I want to deviate from my usual economic theme this month and focus instead on the system by which the press – mostly the American press – covers government nowadays. But perhaps this is not too great a deviation, for the behavior of the press affects not only politics, but economics as well.
Consider an editorial written in March by the Washington Post’s editorial director, Fred Hiatt, in which he makes a very small and limited apology for the newspaper’s coverage and evaluation of the Bush administration. According to Hiatt, “We raised such issues” as whether the Bush administration had properly thought its proposed adventure in Iraq through, “but with insufficient force.” In other words, Hiatt finds fault with himself and his organization for saying the right thing, but not loudly enough.

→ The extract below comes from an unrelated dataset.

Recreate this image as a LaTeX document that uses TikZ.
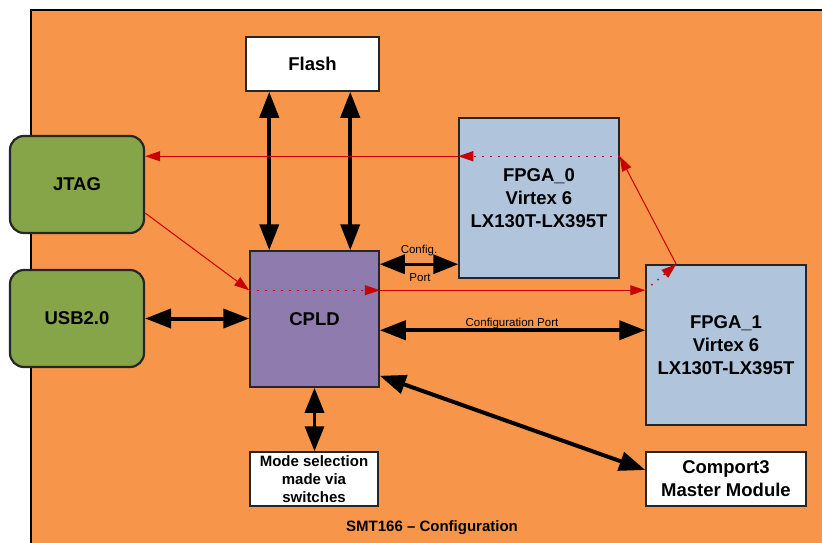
\documentclass[tikz,border=0pt]{standalone}
\usepackage{fontspec}
\setmainfont{Liberation Sans}
\usetikzlibrary{arrows.meta,calc}
\definecolor{bgorange}{RGB}{247,150,74}
\definecolor{jgreen}{RGB}{134,164,72}
\definecolor{cpurple}{RGB}{143,123,173}
\definecolor{fblue}{RGB}{176,196,220}
\definecolor{jred}{RGB}{200,0,0}
\tikzset{
  blk/.style={draw=black!85, line width=1.5pt, inner sep=0pt, align=center, font=\bfseries\fontsize{18.5}{23}\selectfont},
  whitebox/.style={blk, fill=white},
  greenbox/.style={blk, fill=jgreen, line width=2.2pt, rounded corners=14pt, minimum width=134pt, minimum height=97pt},
  fpgabox/.style={blk, fill=fblue, minimum width=160pt, minimum height=160pt},
  bigarrow/.style={line width=4pt, {Triangle[length=26pt,width=19pt]}-{Triangle[length=26pt,width=19pt]}},
  midarrow/.style={line width=3.4pt, {Triangle[length=25pt,width=19pt]}-{Triangle[length=25pt,width=19pt]}},
  redline/.style={draw=jred, line width=1pt, -{Triangle[length=15pt,width=10pt]}},
  reddots/.style={draw=jred, line width=1.4pt, dash pattern=on 1.4pt off 6.6pt, -{Triangle[length=15pt,width=10pt]}},
  smalllabel/.style={font=\fontsize{11.5}{13}\selectfont, inner sep=0pt}
}
\begin{document}
\begin{tikzpicture}[x=1pt,y=-1pt]
\useasboundingbox (0,0) rectangle (822,543);
\begin{scope}
\clip (0,0) rectangle (822,543);
\fill[bgorange] (31,10) rectangle (840,560);
\draw[black, line width=2pt] (31,560) -- (31,10) -- (840,10);
\end{scope}

\node[whitebox, minimum width=133pt, minimum height=54pt] (flash) at (312.5,64) {Flash};
\node[greenbox] (jtag) at (77,184.5) {JTAG};
\node[greenbox] (usb) at (77,318.5) {USB2.0};
\node[blk, fill=cpurple, minimum width=129pt, minimum height=136pt] (cpld) at (314.5,319) {CPLD};
\node[fpgabox] (fpga0) at (539,198) {FPGA\_0\\Virtex 6\\LX130T-LX395T};
\node[fpgabox] (fpga1) at (726,345) {FPGA\_1\\Virtex 6\\LX130T-LX395T};
\node[whitebox, minimum width=128pt, minimum height=54pt, font=\bfseries\fontsize{15}{18}\selectfont] (mode) at (314,479) {Mode selection\\made via\\switches};
\node[whitebox, minimum width=160pt, minimum height=54pt] (comport) at (726,479) {Comport3\\Master Module};
\node[font=\bfseries\fontsize{15}{18}\selectfont, inner sep=0pt] (title) at (432,528) {SMT166 -- Configuration};

% black connectors
\draw[bigarrow] ([xshift=24pt]flash.south west) -- ([xshift=20pt]cpld.north west);
\draw[bigarrow] ([xshift=105pt]flash.south west) -- ([xshift=101pt]cpld.north west);
\draw[bigarrow] (usb.east) -- (usb.east -| cpld.west);
\coordinate (cfa) at ([yshift=-14pt]cpld.north east);
\draw[midarrow] (cfa) -- (cfa -| fpga0.west);
\node[smalllabel] (cfg1) at (419,251) {Config.};
\node[smalllabel] (cfg2) at (420,278) {Port};
\coordinate (cpa) at ([yshift=-80pt]cpld.north east);
\draw[bigarrow] (cpa) -- (cpa -| fpga1.west);
\node[smalllabel] (cpl) at (512,324) {Configuration Port};
\draw[midarrow] (cpld.south) -- (cpld.south |- mode.north);
\draw[bigarrow] ([yshift=12pt]cpld.south east) -- ([yshift=9pt]comport.west);

% red JTAG chain
\coordinate (jr) at ([yshift=-28.5pt]jtag.east);
\coordinate (rl) at ([yshift=-40pt]cpld.north west);
\coordinate (rr) at (rl -| cpld.east);
\coordinate (f1in) at (rl -| fpga1.west);
\coordinate (f1c) at ([xshift=31pt]fpga1.north west);
\coordinate (f0r) at ([yshift=-39pt]fpga0.north east);
\coordinate (f0l) at (f0r -| fpga0.west);
\coordinate (jl) at (f0r -| jtag.east);
\draw[redline] (jr) -- (rl);
\draw[reddots] (rl) -- (rr);
\draw[redline] (rr) -- (f1in);
\draw[reddots] (f1in) -- (f1c);
\draw[redline] (f1c) -- (f0r);
\draw[reddots] (f0r) -- (f0l);
\draw[redline] (f0l) -- (jl);
\end{tikzpicture}
\end{document}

Next, consider a comment by the former editor of the New York Times, Max Frankel, about how the Washington ecology of media leaks is healthy, because “most reporters do not just lazily regurgitate...leaks.” Instead, “they use them as wedges to pry out other secrets” and so oversee the government. The system may be “sloppy and breed confusion,” but “tolerating abusive leaks by government [that misinform] is the price that society has to pay for the benefit of receiving essential leaks about government.”
So, where Hiatt sees a press corps that was a little too cowardly about overseeing the Bush administration, Frankel sees a press corps where a sloppy and confusing process is nevertheless doing a reasonable job. I see a very different picture.